What is the degree of a monomial?
The degree of a monomial is the sum of the exponents of its variables. A monomial is a single term algebraic expression that can include constants, variables, and exponents. The degree provides important information about the behavior of the monomial in mathematical operations.
For example, in the monomial 3x²y³, the degree is calculated by adding the exponents of x and y: 2 + 3 = 5.
The concept of degree is fundamental in polynomial algebra and calculus. It helps determine how terms combine when polynomials are added or multiplied, and it's essential for understanding the behavior of functions and their derivatives.
How to calculate the degree of a monomial
Calculating the degree of a monomial follows a straightforward process:
- Identify all the variables in the monomial.
- Note the exponent for each variable.
- If a variable appears without an explicit exponent, it has an exponent of 1.
- Sum all the exponents to get the degree.
Formula: Degree = Sum of exponents of all variables in the monomial
This method works for monomials with any number of variables and any exponents.
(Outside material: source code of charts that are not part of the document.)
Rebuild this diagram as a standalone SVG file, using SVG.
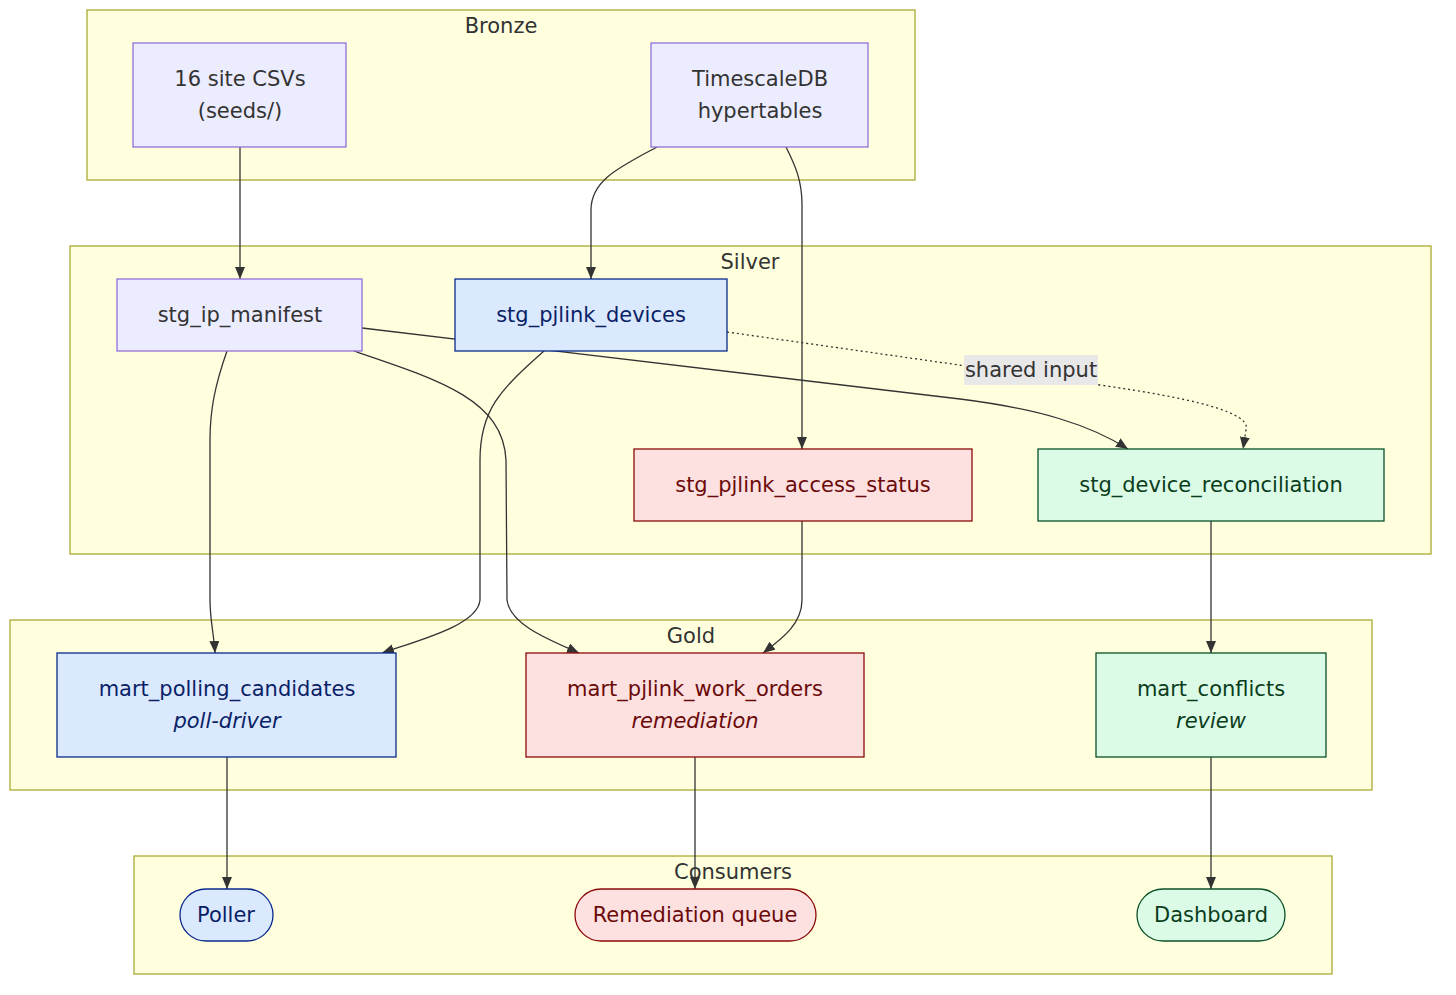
<svg xmlns="http://www.w3.org/2000/svg" width="1456" height="995" viewBox="0 0 1456 995">
<style>
text{font-family:"DejaVu Sans","Liberation Sans",sans-serif;font-size:21px;text-anchor:middle}
.cl{fill:#ffffde;stroke:#aaaa33;stroke-width:1.3}
.ct{fill:#333}
.def rect{fill:#ececff;stroke:#9370db;stroke-width:1.3}
.def text{fill:#333}
.blue rect{fill:#dbe9fe;stroke:#0a2a8c;stroke-width:1.3}
.blue text{fill:#0a1f66}
.red rect{fill:#fde1e1;stroke:#8b0a0a;stroke-width:1.3}
.red text{fill:#6b0a0a}
.green rect{fill:#dcfbe7;stroke:#0a5028;stroke-width:1.3}
.green text{fill:#0a3d1c}
.it{font-style:italic}
.e{fill:none;stroke:#333;stroke-width:1.3;marker-end:url(#arr)}
.dot{stroke-dasharray:2 3}
</style>
<defs>
<marker id="arr" viewBox="0 0 12 10" refX="12" refY="5" markerWidth="12" markerHeight="10" markerUnits="userSpaceOnUse" orient="auto">
<path d="M0,0 L12,5 L0,10 z" fill="#333"/>
</marker>
</defs>
<rect width="1456" height="995" fill="#fff"/>
<g id="clusters">
<g id="bronze"><rect class="cl" x="87" y="10" width="828" height="170"/><text class="ct" x="501" y="33">Bronze</text></g>
<g id="silver"><rect class="cl" x="70" y="246" width="1361" height="308"/><text class="ct" x="750" y="269">Silver</text></g>
<g id="gold"><rect class="cl" x="10" y="620" width="1362" height="170"/><text class="ct" x="691" y="643">Gold</text></g>
<g id="consumers"><rect class="cl" x="134" y="856" width="1198" height="118"/><text class="ct" x="733" y="879">Consumers</text></g>
</g>
<g id="edges">
<path class="e" d="M240,147 L240,279"/>
<path class="e" d="M657,147 C620,167 591,180 591,210 L591,279"/>
<path class="e" d="M786,147 C795,165 802,180 802,205 L802,449"/>
<path class="e" d="M362,328 L960,399 C1040,409 1090,425 1128,449"/>
<path class="e dot" d="M727,332 L1100,385 C1190,398 1252,412 1246,430 L1243,449"/>
<path class="e" d="M227,351 C215,385 210,410 210,440 L210,600 C210,620 214,635 215,653"/>
<path class="e" d="M354,351 C440,380 503,400 506,460 L507,600 C510,625 550,640 579,653"/>
<path class="e" d="M544,351 C500,390 480,410 480,460 L480,600 C478,625 420,640 382,653"/>
<path class="e" d="M802,521 L802,600 C802,625 780,640 763,653"/>
<path class="e" d="M1211,521 L1211,653"/>
<path class="e" d="M227,757 L227,889"/>
<path class="e" d="M695,757 L695,889"/>
<path class="e" d="M1211,757 L1211,889"/>
<g id="edge-label"><rect x="964" y="355" width="134" height="30" fill="#e8e8e8"/><text x="1031" y="377" fill="#333">shared input</text></g>
</g>
<g id="csv" class="def"><rect x="133" y="43" width="213" height="104"/><text x="240" y="86">16 site CSVs</text><text x="240" y="118">(seeds/)</text></g>
<g id="tsdb" class="def"><rect x="651" y="43" width="217" height="104"/><text x="760" y="86">TimescaleDB</text><text x="760" y="118">hypertables</text></g>
<g id="stg_ip_manifest" class="def"><rect x="117" y="279" width="245" height="72"/><text x="240" y="322">stg_ip_manifest</text></g>
<g id="stg_pjlink_devices" class="blue"><rect x="455" y="279" width="272" height="72"/><text x="591" y="322">stg_pjlink_devices</text></g>
<g id="stg_pjlink_access_status" class="red"><rect x="634" y="449" width="338" height="72"/><text x="803" y="492">stg_pjlink_access_status</text></g>
<g id="stg_device_reconciliation" class="green"><rect x="1038" y="449" width="346" height="72"/><text x="1211" y="492">stg_device_reconciliation</text></g>
<g id="mart_polling_candidates" class="blue"><rect x="57" y="653" width="339" height="104"/><text x="227" y="696">mart_polling_candidates</text><text class="it" x="227" y="728">poll-driver</text></g>
<g id="mart_pjlink_work_orders" class="red"><rect x="526" y="653" width="338" height="104"/><text x="695" y="696">mart_pjlink_work_orders</text><text class="it" x="695" y="728">remediation</text></g>
<g id="mart_conflicts" class="green"><rect x="1096" y="653" width="230" height="104"/><text x="1211" y="696">mart_conflicts</text><text class="it" x="1211" y="728">review</text></g>
<g id="poller" class="blue"><rect x="180" y="889" width="93" height="52" rx="26"/><text x="226" y="922">Poller</text></g>
<g id="remediation_queue" class="red"><rect x="575" y="889" width="241" height="52" rx="26"/><text x="695" y="922">Remediation queue</text></g>
<g id="dashboard" class="green"><rect x="1137" y="889" width="148" height="52" rx="26"/><text x="1211" y="922">Dashboard</text></g>
</svg>
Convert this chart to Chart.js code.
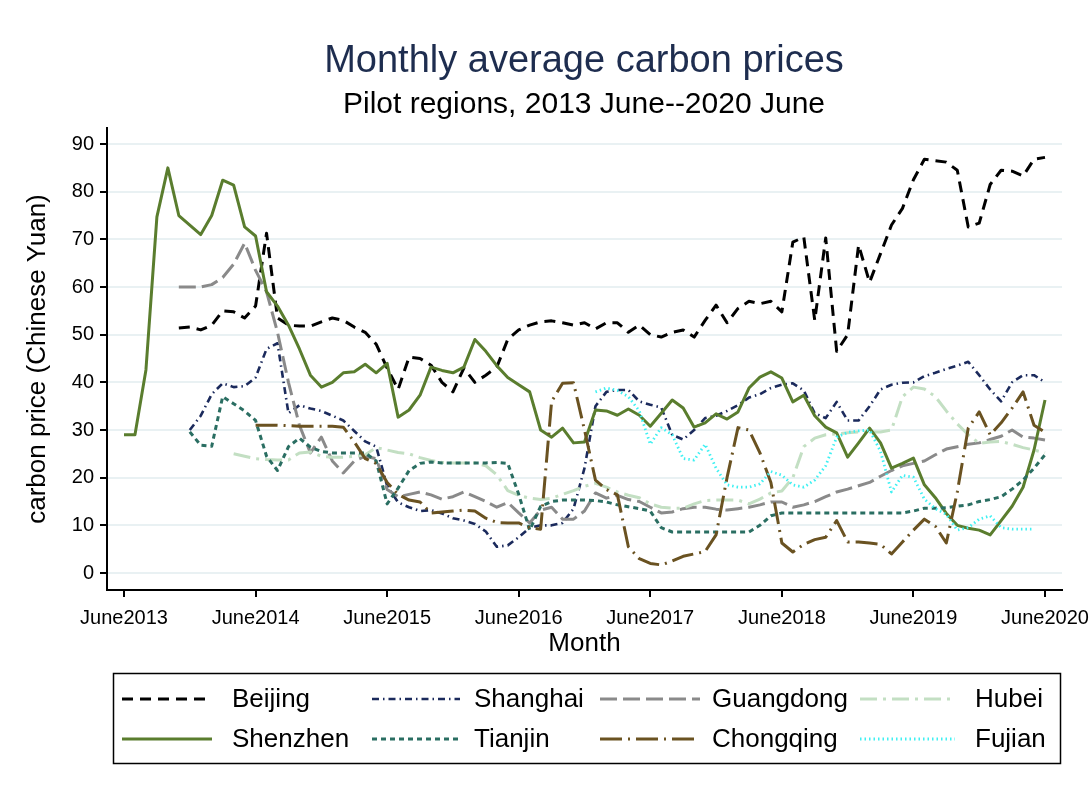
<!DOCTYPE html>
<html><head><meta charset="utf-8">
<script src="https://cdn.jsdelivr.net/npm/chart.js@4.4.1/dist/chart.umd.min.js"></script>
<style>html,body{margin:0;padding:0;background:#fff;}#wrap{width:1092px;height:792px;}</style>
</head><body><div id="wrap"><canvas id="c" width="1092" height="792"></canvas></div>
<script>
// Month index 0 = June 2013 ... 84 = June 2020
const tickMonths = [0, 12, 24, 36, 48, 60, 72, 84];
const tickLabels = ['June2013', 'June2014', 'June2015', 'June2016', 'June2017', 'June2018', 'June2019', 'June2020'];
const yTicks = [0, 10, 20, 30, 40, 50, 60, 70, 80, 90];
const N = null;

const beijing = [N,N,N,N,N,
  51.4,51.6,51,52,55,54.8,53.5,56,71.3,53.5,
  52,51.8,51.8,52.7,53.5,53,51.6,50.5,48,43,
  38.5,45.3,45,43.6,40,38,43,40,41.5,43.2,
  49,51,52,52.7,52.9,52.5,52,52.5,51.2,52.5,
  52.5,50.5,52,50,49.5,50.5,51,49.5,53,56.2,
  52.5,55.5,57,56.5,57,54.8,69.4,70.5,53,70.3,
  46.5,50,68.8,61,67,73,76.5,82.5,86.8,86.5,
  86.2,84.5,72.6,73.4,81.5,84.5,84.3,83.3,86.8,87.2];

const shanghai = [N,N,N,N,N,N,
  30,33,37.5,39.8,39,39.2,41,47,48.2,33.5,
  35.2,34.5,34,33,32,29.8,27.6,26.5,18.3,14.8,
  13.8,13,13.2,12.5,11.5,11,10.3,8.7,5.5,5.8,
  7.5,9.5,10,10,10.5,13.5,22,35,38,38.4,
  38.4,36,35.3,34.7,29,28,30,32.5,33,34,
  35.2,36.8,37.5,38.8,39.5,39.8,38.3,33.5,32.5,35.9,
  32,32,35,38.5,39.5,39.9,40,41.3,42,42.8,
  43.5,44.3,41.5,38.5,36,40,41.5,41.5,40];

const guangdong = [N,N,N,N,N,
  60,60,60,60.5,62,64.8,69.2,63.5,59,50.5,
  40,31,25.2,28.5,23.5,21,23.5,24.5,24,17.5,
  16,16.5,17,16.4,15.5,16,17,16,15,13.8,
  14.8,12.6,10.5,13.2,13.8,11.3,11.3,13,16.8,15.7,
  16.3,15.4,15,13.8,12.6,12.8,13.5,13.8,13.8,13.4,
  13.2,13.5,13.8,14.3,14.9,14.9,13.8,14.3,15,16,
  17,17.6,18.3,19,20.3,21.5,22.5,23,23.5,24.8,
  26,26.5,27,27.3,28,28.7,30,28.5,28.3,27.9];

const hubei = [N,N,N,N,N,N,N,N,N,N,
  25,24.5,24,23.8,23.7,23.7,25.2,25.4,24.5,24.3,
  24.3,24.5,24.8,26.3,25.8,25.3,25,24.2,23.6,23.2,
  23.1,23.1,23.1,22.5,20.6,17.3,16.3,15.7,15.4,15.7,
  16.5,17.3,18.2,18.8,18,17,16.3,15.8,14.5,13.8,
  13.6,13.6,14.5,15.2,15.3,15.3,15.3,14.5,15.5,16.8,
  17.2,20,26.5,28.3,29,29.2,29.4,29.6,29.6,29.6,
  30,37,39,38.6,37,34,31.3,29,27.2,27.5,
  27.6,27,26.3,25.8,25.2];

const shenzhen = [
  29,29,42.6,74.7,85,75,73,71,75,82.4,
  81.4,72.6,70.7,59,56,52,47,41.5,39,40,
  42,42.2,43.8,42,44,32.7,34.2,37.3,43.2,42.5,
  42,43.2,49,46.5,43.5,41,39.5,38,30,28.5,
  30.4,27.3,27.5,34.2,34,33.1,34.4,33.1,30.8,33.5,
  36.3,34.6,30.6,31.5,33.4,32.3,33.8,38.8,41.1,42.2,
  40.9,35.9,37.3,33,30.6,29.4,24.3,27.3,30.4,27.3,
  22,23,24.1,18.5,15.8,12.5,10,9.4,9,8,
  11,14,18,25.8,36.3];

const tianjin = [N,N,N,N,N,N,
  29.6,26.8,26.6,37,35.5,34,32,24.5,21.5,26.5,
  28.3,26.4,25.5,25.2,25.2,25.2,25.2,23.5,14.5,17.8,
  21.5,23,23.3,23.1,23.1,23.1,23.1,23.1,23.2,23,
  16.5,9,14,15,15.3,15.3,15.3,15.2,14.9,14.3,
  13.9,13.5,13,9.5,8.6,8.6,8.6,8.6,8.6,8.6,
  8.6,8.6,10,12,12.6,12.6,12.6,12.6,12.6,12.6,
  12.6,12.6,12.6,12.6,12.6,12.6,13,13.6,13.6,13.7,
  14,14.3,15,15.4,16,17.6,19.5,22,24.8];

const chongqing = [N,N,N,N,N,N,N,N,N,N,N,N,
  31,31,31,30.9,30.8,30.8,30.8,30.8,30.6,27.5,
  24,23,19,16.5,15.3,14.9,12.6,12.8,13,13.2,
  13,11.5,10.6,10.5,10.5,9.5,9.2,36,39.8,39.9,
  30,19.5,17.5,16.4,5.5,3,2,1.7,2.5,3.5,
  4,4.5,8,20,30.5,30,25.2,19,6.3,4.4,
  6,7,7.5,11,6.5,6.5,6.3,6,4,6.5,
  9,11.3,9.8,6.3,17,30.4,33.8,29,31.5,34.6,
  38,31,29.5];

const fujian = [N,N,N,N,N,N,N,N,N,N,
  N,N,N,N,N,N,N,N,N,N,
  N,N,N,N,N,N,N,N,N,N,
  N,N,N,N,N,N,N,N,N,N,
  N,N,N,
  38,38.8,38.3,37,34,27,30.5,29,24,23.7,
  27,22,18.5,18,18,18.7,21.3,20.5,18.5,18,
  19.5,22.5,28.5,29.5,29.8,30,25.5,17,20.5,20.1,
  15.5,13.5,12.3,9,9.5,11.3,12,9.5,9.2,9.2,9.2,N];

const seriesNames = ['Beijing','Shanghai','Guangdong','Hubei','Shenzhen','Tianjin','Chongqing','Fujian'];
const seriesData = [beijing, shanghai, guangdong, hubei, shenzhen, tianjin, chongqing, fujian];
const seriesStyle = [
  {color:'#000000', dash:[11,7], width:3},
  {color:'#1b2a5c', dash:[7,4,1.5,4], width:2.6},
  {color:'#8a8a8a', dash:[17,6], width:3},
  {color:'#c3dfc3', dash:[17,6,3,6], width:3},
  {color:'#5a7d2e', dash:[], width:3},
  {color:'#2a6e62', dash:[5,4], width:3},
  {color:'#6a5221', dash:[22,6,2,6], width:3},
  {color:'#3ff0f2', dash:[1.5,3], width:2.8}
];

const FONT = '"Liberation Sans", Arial, Helvetica, sans-serif';
Chart.defaults.font.family = FONT;
Chart.defaults.color = '#000';

const datasets = seriesNames.map((name, k) => ({
  label: name,
  data: seriesData[k].map((v, i) => ({x: i, y: v})),
  borderColor: seriesStyle[k].color,
  borderDash: seriesStyle[k].dash,
  borderWidth: seriesStyle[k].width,
  borderCapStyle: 'butt',
  borderJoinStyle: 'round',
  pointRadius: 0,
  tension: 0,
  spanGaps: false,
  fill: false,
  order: seriesNames.length - k
}));

const decor = {
  id: 'decor',
  afterDraw(chart) {
    const ctx = chart.ctx;
    ctx.save();
    ctx.textAlign = 'center';
    ctx.textBaseline = 'middle';
    ctx.fillStyle = '#1e2d4f';
    ctx.font = '38px ' + FONT;
    ctx.fillText('Monthly average carbon prices', 584, 62);
    ctx.fillStyle = '#000';
    ctx.font = '30px ' + FONT;
    ctx.fillText('Pilot regions, 2013 June--2020 June', 584, 105);

    // legend
    ctx.strokeStyle = '#000';
    ctx.lineWidth = 1.5;
    ctx.setLineDash([]);
    ctx.strokeRect(113.5, 673.5, 947, 90);
    const cols = [[122, 212, 232], [372, 460, 474], [600, 700, 712], [860, 955, 975]];
    const rows = [699, 739];
    const order = [[0, 4], [1, 5], [2, 6], [3, 7]];
    ctx.font = '26px ' + FONT;
    ctx.textAlign = 'left';
    for (let c = 0; c < 4; c++) {
      for (let r = 0; r < 2; r++) {
        const k = order[c][r];
        const st = seriesStyle[k];
        ctx.beginPath();
        ctx.setLineDash(st.dash);
        ctx.lineCap = 'butt';
        ctx.strokeStyle = st.color;
        ctx.lineWidth = st.width;
        ctx.moveTo(cols[c][0], rows[r]);
        ctx.lineTo(cols[c][1], rows[r]);
        ctx.stroke();
        ctx.setLineDash([]);
        ctx.fillStyle = '#000';
        ctx.fillText(seriesNames[k], cols[c][2], rows[r] + 1);
      }
    }
    ctx.restore();
  }
};

new Chart(document.getElementById('c'), {
  type: 'line',
  data: { datasets },
  options: {
    responsive: false,
    animation: false,
    devicePixelRatio: 1,
    layout: { padding: { top: 128, left: 0, right: 30, bottom: 132 } },
    plugins: { legend: { display: false }, title: { display: false }, tooltip: { enabled: false } },
    scales: {
      x: {
        type: 'linear',
        min: -1.551,
        max: 85.551,
        afterBuildTicks: s => { s.ticks = tickMonths.map(v => ({ value: v })); },
        afterFit: s => { s.height = 70; s.paddingLeft = 0; s.paddingRight = 0; },
        ticks: {
          autoSkip: false, maxRotation: 0, minRotation: 0,
          font: { size: 20 }, color: '#000', padding: 9,
          callback: v => tickLabels[tickMonths.indexOf(v)]
        },
        grid: { drawOnChartArea: false, drawTicks: true, tickLength: 7, color: '#000', tickColor: '#000', lineWidth: 2 },
        border: { display: true, color: '#000', width: 2 },
        title: { display: true, text: 'Month', font: { size: 26 }, color: '#000', padding: { top: 0, bottom: 1 } }
      },
      y: {
        type: 'linear',
        min: -3.566,
        max: 93.36,
        afterBuildTicks: s => { s.ticks = yTicks.map(v => ({ value: v })); },
        afterFit: s => { s.width = 107; s.paddingTop = 0; s.paddingBottom = 0; },
        ticks: { font: { size: 20 }, color: '#000', padding: 6 },
        grid: { color: '#e9f1f3', lineWidth: 2, tickColor: '#000', tickLength: 7, drawTicks: true },
        border: { display: true, color: '#000', width: 2 },
        title: { display: true, text: 'carbon price (Chinese Yuan)', font: { size: 26 }, color: '#000', padding: { top: 22, bottom: 0 } }
      }
    }
  },
  plugins: [decor]
});
</script>
</body></html>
The degree is always a non-negative integer.
Examples of calculating monomial degrees
Let's look at several examples to illustrate how to calculate the degree of monomials:
Example 1: Simple monomial
Monomial: 5x³
Calculation: The exponent of x is 3. There are no other variables.
Degree: 3
Example 2: Monomial with multiple variables
Monomial: 2xy²
Calculation: The exponent of x is 1 (implied), and the exponent of y is 2.
Degree: 1 + 2 = 3
Example 3: Complex monomial
Monomial: -4a³b²c⁴
Calculation: The exponents are 3 (a), 2 (b), and 4 (c).
Degree: 3 + 2 + 4 = 9
Example 4: Constant monomial
Monomial: 7
Calculation: There are no variables, so all exponents are 0.
Degree: 0
FAQ
What is the difference between the degree of a monomial and a polynomial?
The degree of a monomial is simply the sum of its exponents. The degree of a polynomial is the highest degree among its monomial terms. For example, the polynomial 2x² + 3x + 1 has a degree of 2.
Can the degree of a monomial be negative?
No, the degree of a monomial is always a non-negative integer. Negative exponents would make the term a rational expression rather than a monomial.
How does the degree of a monomial relate to its graph?
The degree of a monomial affects the shape of its graph. For example, a monomial with degree 1 graphs as a straight line, degree 2 as a parabola, and higher degrees as more complex curves.
Is the degree of a monomial the same as its order?
Yes, in algebra, the terms "degree" and "order" are often used interchangeably when referring to monomials and polynomials.